SUPPLIED MATERIAL
<<<<

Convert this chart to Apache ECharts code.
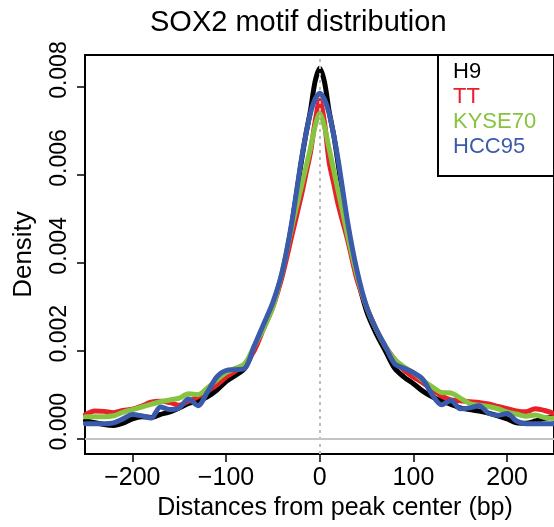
<!DOCTYPE html>
<html>
<head>
<meta charset="utf-8">
<script src="https://cdn.jsdelivr.net/npm/echarts@6/dist/echarts.min.js"></script>
<style>
html, body { margin: 0; padding: 0; background: #fff; }
#chart-panel { width: 554px; height: 527px; }
</style>
</head>
<body>
<div id="chart-panel"></div>
<script>
var FONT = 'Liberation Sans, Arial, Helvetica, sans-serif';

// distance from peak center (bp)
var xs = [-250, -240, -230, -220, -210, -200, -190, -180, -170, -160,
          -150, -140, -130, -120, -110, -100, -90, -80, -70, -60,
          -50, -40, -30, -20, -15, -10, -5, 0, 5, 10,
          15, 20, 30, 40, 50, 60, 70, 80, 90, 100,
          110, 120, 130, 140, 150, 160, 170, 180, 190, 200,
          210, 220, 230, 240, 250];

var h9 = [0.00041, 0.00036, 0.00032, 0.00030, 0.00035, 0.00045, 0.00050, 0.00048, 0.00055, 0.00061,
          0.00070, 0.00080, 0.00085, 0.00095, 0.00110, 0.00130, 0.00144, 0.00160, 0.00205, 0.00255,
          0.00305, 0.00375, 0.00485, 0.00625, 0.00690, 0.00745, 0.00812, 0.00843, 0.00812, 0.00745,
          0.00690, 0.00620, 0.00480, 0.00370, 0.00290, 0.00240, 0.00200, 0.00160, 0.00140, 0.00125,
          0.00108, 0.00095, 0.00086, 0.00078, 0.00070, 0.00066, 0.00063, 0.00058, 0.00052, 0.00045,
          0.00036, 0.00035, 0.00040, 0.00046, 0.00050];

var tt = [0.00055, 0.00063, 0.00062, 0.00059, 0.00064, 0.00067, 0.00074, 0.00083, 0.00085, 0.00082,
          0.00076, 0.00085, 0.00095, 0.00108, 0.00122, 0.00140, 0.00154, 0.00170, 0.00200, 0.00250,
          0.00300, 0.00370, 0.00460, 0.00550, 0.00600, 0.00650, 0.00720, 0.00770, 0.00720, 0.00630,
          0.00580, 0.00530, 0.00450, 0.00360, 0.00300, 0.00250, 0.00210, 0.00180, 0.00156, 0.00140,
          0.00127, 0.00112, 0.00097, 0.00088, 0.00086, 0.00084, 0.00082, 0.00079, 0.00073, 0.00068,
          0.00063, 0.00061, 0.00068, 0.00064, 0.00057];

var kyse70 = [0.00050, 0.00050, 0.00050, 0.00052, 0.00060, 0.00066, 0.00072, 0.00078, 0.00084, 0.00088,
              0.00092, 0.00102, 0.00100, 0.00115, 0.00133, 0.00150, 0.00160, 0.00170, 0.00210, 0.00250,
              0.00300, 0.00380, 0.00480, 0.00570, 0.00615, 0.00660, 0.00710, 0.00740, 0.00710, 0.00660,
              0.00610, 0.00560, 0.00460, 0.00370, 0.00300, 0.00250, 0.00210, 0.00180, 0.00163, 0.00150,
              0.00133, 0.00118, 0.00105, 0.00104, 0.00092, 0.00080, 0.00076, 0.00073, 0.00068, 0.00061,
              0.00056, 0.00051, 0.00054, 0.00048, 0.00046];

var hcc95 = [0.00034, 0.00034, 0.00034, 0.00036, 0.00045, 0.00055, 0.00052, 0.00047, 0.00072, 0.00066,
             0.00070, 0.00090, 0.00075, 0.00105, 0.00140, 0.00155, 0.00157, 0.00160, 0.00210, 0.00260,
             0.00310, 0.00380, 0.00490, 0.00630, 0.00690, 0.00740, 0.00772, 0.00786, 0.00772, 0.00740,
             0.00690, 0.00630, 0.00490, 0.00380, 0.00300, 0.00250, 0.00210, 0.00170, 0.00160, 0.00150,
             0.00135, 0.00100, 0.00077, 0.00087, 0.00068, 0.00070, 0.00075, 0.00058, 0.00053, 0.00057,
             0.00040, 0.00034, 0.00034, 0.00034, 0.00034];

var names = ['H9', 'TT', 'KYSE70', 'HCC95'];
var colors = ['#000000', '#e8202a', '#86c440', '#3a5aab'];
var values = [h9, tt, kyse70, hcc95];

var xTicks = [-200, -100, 0, 100, 200];
var yTicks = [0, 0.002, 0.004, 0.006, 0.008];

function pairs(ys) {
    return xs.map(function (x, i) { return [x, ys[i]]; });
}

var myChart = echarts.init(document.getElementById('chart-panel'));

var series = [{
    // reference lines, drawn under the curves
    name: 'ref',
    type: 'line',
    data: [],
    z: 1,
    silent: true,
    markLine: {
        silent: true,
        symbol: 'none',
        label: { show: false },
        animation: false,
        data: [
            { xAxis: 0, lineStyle: { type: [3, 4], color: '#bdbdbd', width: 2 } },
            { yAxis: 0, lineStyle: { type: 'solid', color: '#c4c4c4', width: 2 } }
        ]
    }
}];

names.forEach(function (n, i) {
    series.push({
        name: n,
        type: 'line',
        data: pairs(values[i]),
        showSymbol: false,
        smooth: 0.3,
        z: 2 + i,
        lineStyle: { color: colors[i], width: 5, cap: 'round', join: 'round' },
        itemStyle: { color: colors[i] }
    });
});

myChart.setOption({
    animation: false,
    backgroundColor: '#fff',
    title: {
        text: 'SOX2 motif distribution',
        left: 145,
        top: 3,
        textStyle: { fontFamily: FONT, fontSize: 29, fontWeight: 'normal', color: '#000' }
    },
    legend: {
        orient: 'vertical',
        left: 438,
        top: 55,
        padding: [6, 60, 18, 10],
        itemGap: 3,
        itemWidth: 0,
        itemHeight: 22,
        selectedMode: false,
        borderColor: '#000',
        borderWidth: 2,
        borderRadius: 0,
        textStyle: { fontFamily: FONT, fontSize: 22 },
        data: names.map(function (n, i) {
            return { name: n, icon: 'rect', textStyle: { color: colors[i] } };
        })
    },
    grid: {
        show: true,
        left: 85,
        top: 55,
        width: 473,
        height: 399,
        borderColor: '#000',
        borderWidth: 2,
        backgroundColor: 'transparent'
    },
    xAxis: {
        type: 'value',
        min: -250.5,
        max: 250,
        name: 'Distances from peak center (bp)',
        nameLocation: 'middle',
        nameGap: 42,
        nameTextStyle: { fontFamily: FONT, fontSize: 25, color: '#000', padding: [0, 0, 0, 31] },
        axisLine: { show: false, onZero: false },
        splitLine: { show: false },
        axisTick: {
            show: true, length: 8, customValues: xTicks,
            lineStyle: { color: '#000', width: 1.5 }
        },
        axisLabel: {
            customValues: xTicks,
            margin: 12,
            fontFamily: FONT,
            fontSize: 25,
            color: '#000',
            formatter: function (v) { return v < 0 ? '\u2212' + Math.abs(v) : String(v); }
        }
    },
    yAxis: {
        type: 'value',
        min: -0.00035,
        max: 0.00873,
        name: 'Density',
        nameLocation: 'middle',
        nameGap: 48,
        nameRotate: 90,
        nameTextStyle: { fontFamily: FONT, fontSize: 26, color: '#000' },
        axisLine: { show: false, onZero: false },
        splitLine: { show: false },
        axisTick: {
            show: true, length: 8, customValues: yTicks,
            lineStyle: { color: '#000', width: 1.5 }
        },
        axisLabel: {
            customValues: yTicks,
            rotate: 90,
            margin: 14,
            fontFamily: FONT,
            fontSize: 23,
            color: '#000',
            padding: [0, 0, 0, 34],
            formatter: function (v) { return v.toFixed(3); }
        }
    },
    series: series
});
</script>
</body>
</html>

>>>>

Write out the whole listing exactly, and drop the pictures.

Convert this chart to Apache ECharts code.
<!DOCTYPE html>
<html>
<head>
<meta charset="utf-8">
<script src="https://cdn.jsdelivr.net/npm/echarts@6/dist/echarts.min.js"></script>
<style>
html, body { margin: 0; padding: 0; background: #fff; }
#chart-panel { width: 554px; height: 527px; }
</style>
</head>
<body>
<div id="chart-panel"></div>
<script>
var FONT = 'Liberation Sans, Arial, Helvetica, sans-serif';

// distance from peak center (bp)
var xs = [-250, -240, -230, -220, -210, -200, -190, -180, -170, -160,
          -150, -140, -130, -120, -110, -100, -90, -80, -70, -60,
          -50, -40, -30, -20, -15, -10, -5, 0, 5, 10,
          15, 20, 30, 40, 50, 60, 70, 80, 90, 100,
          110, 120, 130, 140, 150, 160, 170, 180, 190, 200,
          210, 220, 230, 240, 250];

var h9 = [0.00041, 0.00036, 0.00032, 0.00030, 0.00035, 0.00045, 0.00050, 0.00048, 0.00055, 0.00061,
          0.00070, 0.00080, 0.00085, 0.00095, 0.00110, 0.00130, 0.00144, 0.00160, 0.00205, 0.00255,
          0.00305, 0.00375, 0.00485, 0.00625, 0.00690, 0.00745, 0.00812, 0.00843, 0.00812, 0.00745,
          0.00690, 0.00620, 0.00480, 0.00370, 0.00290, 0.00240, 0.00200, 0.00160, 0.00140, 0.00125,
          0.00108, 0.00095, 0.00086, 0.00078, 0.00070, 0.00066, 0.00063, 0.00058, 0.00052, 0.00045,
          0.00036, 0.00035, 0.00040, 0.00046, 0.00050];

var tt = [0.00055, 0.00063, 0.00062, 0.00059, 0.00064, 0.00067, 0.00074, 0.00083, 0.00085, 0.00082,
          0.00076, 0.00085, 0.00095, 0.00108, 0.00122, 0.00140, 0.00154, 0.00170, 0.00200, 0.00250,
          0.00300, 0.00370, 0.00460, 0.00550, 0.00600, 0.00650, 0.00720, 0.00770, 0.00720, 0.00630,
          0.00580, 0.00530, 0.00450, 0.00360, 0.00300, 0.00250, 0.00210, 0.00180, 0.00156, 0.00140,
          0.00127, 0.00112, 0.00097, 0.00088, 0.00086, 0.00084, 0.00082, 0.00079, 0.00073, 0.00068,
          0.00063, 0.00061, 0.00068, 0.00064, 0.00057];

var kyse70 = [0.00050, 0.00050, 0.00050, 0.00052, 0.00060, 0.00066, 0.00072, 0.00078, 0.00084, 0.00088,
              0.00092, 0.00102, 0.00100, 0.00115, 0.00133, 0.00150, 0.00160, 0.00170, 0.00210, 0.00250,
              0.00300, 0.00380, 0.00480, 0.00570, 0.00615, 0.00660, 0.00710, 0.00740, 0.00710, 0.00660,
              0.00610, 0.00560, 0.00460, 0.00370, 0.00300, 0.00250, 0.00210, 0.00180, 0.00163, 0.00150,
              0.00133, 0.00118, 0.00105, 0.00104, 0.00092, 0.00080, 0.00076, 0.00073, 0.00068, 0.00061,
              0.00056, 0.00051, 0.00054, 0.00048, 0.00046];

var hcc95 = [0.00034, 0.00034, 0.00034, 0.00036, 0.00045, 0.00055, 0.00052, 0.00047, 0.00072, 0.00066,
             0.00070, 0.00090, 0.00075, 0.00105, 0.00140, 0.00155, 0.00157, 0.00160, 0.00210, 0.00260,
             0.00310, 0.00380, 0.00490, 0.00630, 0.00690, 0.00740, 0.00772, 0.00786, 0.00772, 0.00740,
             0.00690, 0.00630, 0.00490, 0.00380, 0.00300, 0.00250, 0.00210, 0.00170, 0.00160, 0.00150,
             0.00135, 0.00100, 0.00077, 0.00087, 0.00068, 0.00070, 0.00075, 0.00058, 0.00053, 0.00057,
             0.00040, 0.00034, 0.00034, 0.00034, 0.00034];

var names = ['H9', 'TT', 'KYSE70', 'HCC95'];
var colors = ['#000000', '#e8202a', '#86c440', '#3a5aab'];
var values = [h9, tt, kyse70, hcc95];

var xTicks = [-200, -100, 0, 100, 200];
var yTicks = [0, 0.002, 0.004, 0.006, 0.008];

function pairs(ys) {
    return xs.map(function (x, i) { return [x, ys[i]]; });
}

var myChart = echarts.init(document.getElementById('chart-panel'));

var series = [{
    // reference lines, drawn under the curves
    name: 'ref',
    type: 'line',
    data: [],
    z: 1,
    silent: true,
    markLine: {
        silent: true,
        symbol: 'none',
        label: { show: false },
        animation: false,
        data: [
            { xAxis: 0, lineStyle: { type: [3, 4], color: '#bdbdbd', width: 2 } },
            { yAxis: 0, lineStyle: { type: 'solid', color: '#c4c4c4', width: 2 } }
        ]
    }
}];

names.forEach(function (n, i) {
    series.push({
        name: n,
        type: 'line',
        data: pairs(values[i]),
        showSymbol: false,
        smooth: 0.3,
        z: 2 + i,
        lineStyle: { color: colors[i], width: 5, cap: 'round', join: 'round' },
        itemStyle: { color: colors[i] }
    });
});

myChart.setOption({
    animation: false,
    backgroundColor: '#fff',
    title: {
        text: 'SOX2 motif distribution',
        left: 145,
        top: 3,
        textStyle: { fontFamily: FONT, fontSize: 29, fontWeight: 'normal', color: '#000' }
    },
    legend: {
        orient: 'vertical',
        left: 438,
        top: 55,
        padding: [6, 60, 18, 10],
        itemGap: 3,
        itemWidth: 0,
        itemHeight: 22,
        selectedMode: false,
        borderColor: '#000',
        borderWidth: 2,
        borderRadius: 0,
        textStyle: { fontFamily: FONT, fontSize: 22 },
        data: names.map(function (n, i) {
            return { name: n, icon: 'rect', textStyle: { color: colors[i] } };
        })
    },
    grid: {
        show: true,
        left: 85,
        top: 55,
        width: 473,
        height: 399,
        borderColor: '#000',
        borderWidth: 2,
        backgroundColor: 'transparent'
    },
    xAxis: {
        type: 'value',
        min: -250.5,
        max: 250,
        name: 'Distances from peak center (bp)',
        nameLocation: 'middle',
        nameGap: 42,
        nameTextStyle: { fontFamily: FONT, fontSize: 25, color: '#000', padding: [0, 0, 0, 31] },
        axisLine: { show: false, onZero: false },
        splitLine: { show: false },
        axisTick: {
            show: true, length: 8, customValues: xTicks,
            lineStyle: { color: '#000', width: 1.5 }
        },
        axisLabel: {
            customValues: xTicks,
            margin: 12,
            fontFamily: FONT,
            fontSize: 25,
            color: '#000',
            formatter: function (v) { return v < 0 ? '\u2212' + Math.abs(v) : String(v); }
        }
    },
    yAxis: {
        type: 'value',
        min: -0.00035,
        max: 0.00873,
        name: 'Density',
        nameLocation: 'middle',
        nameGap: 48,
        nameRotate: 90,
        nameTextStyle: { fontFamily: FONT, fontSize: 26, color: '#000' },
        axisLine: { show: false, onZero: false },
        splitLine: { show: false },
        axisTick: {
            show: true, length: 8, customValues: yTicks,
            lineStyle: { color: '#000', width: 1.5 }
        },
        axisLabel: {
            customValues: yTicks,
            rotate: 90,
            margin: 14,
            fontFamily: FONT,
            fontSize: 23,
            color: '#000',
            padding: [0, 0, 0, 34],
            formatter: function (v) { return v.toFixed(3); }
        }
    },
    series: series
});
</script>
</body>
</html>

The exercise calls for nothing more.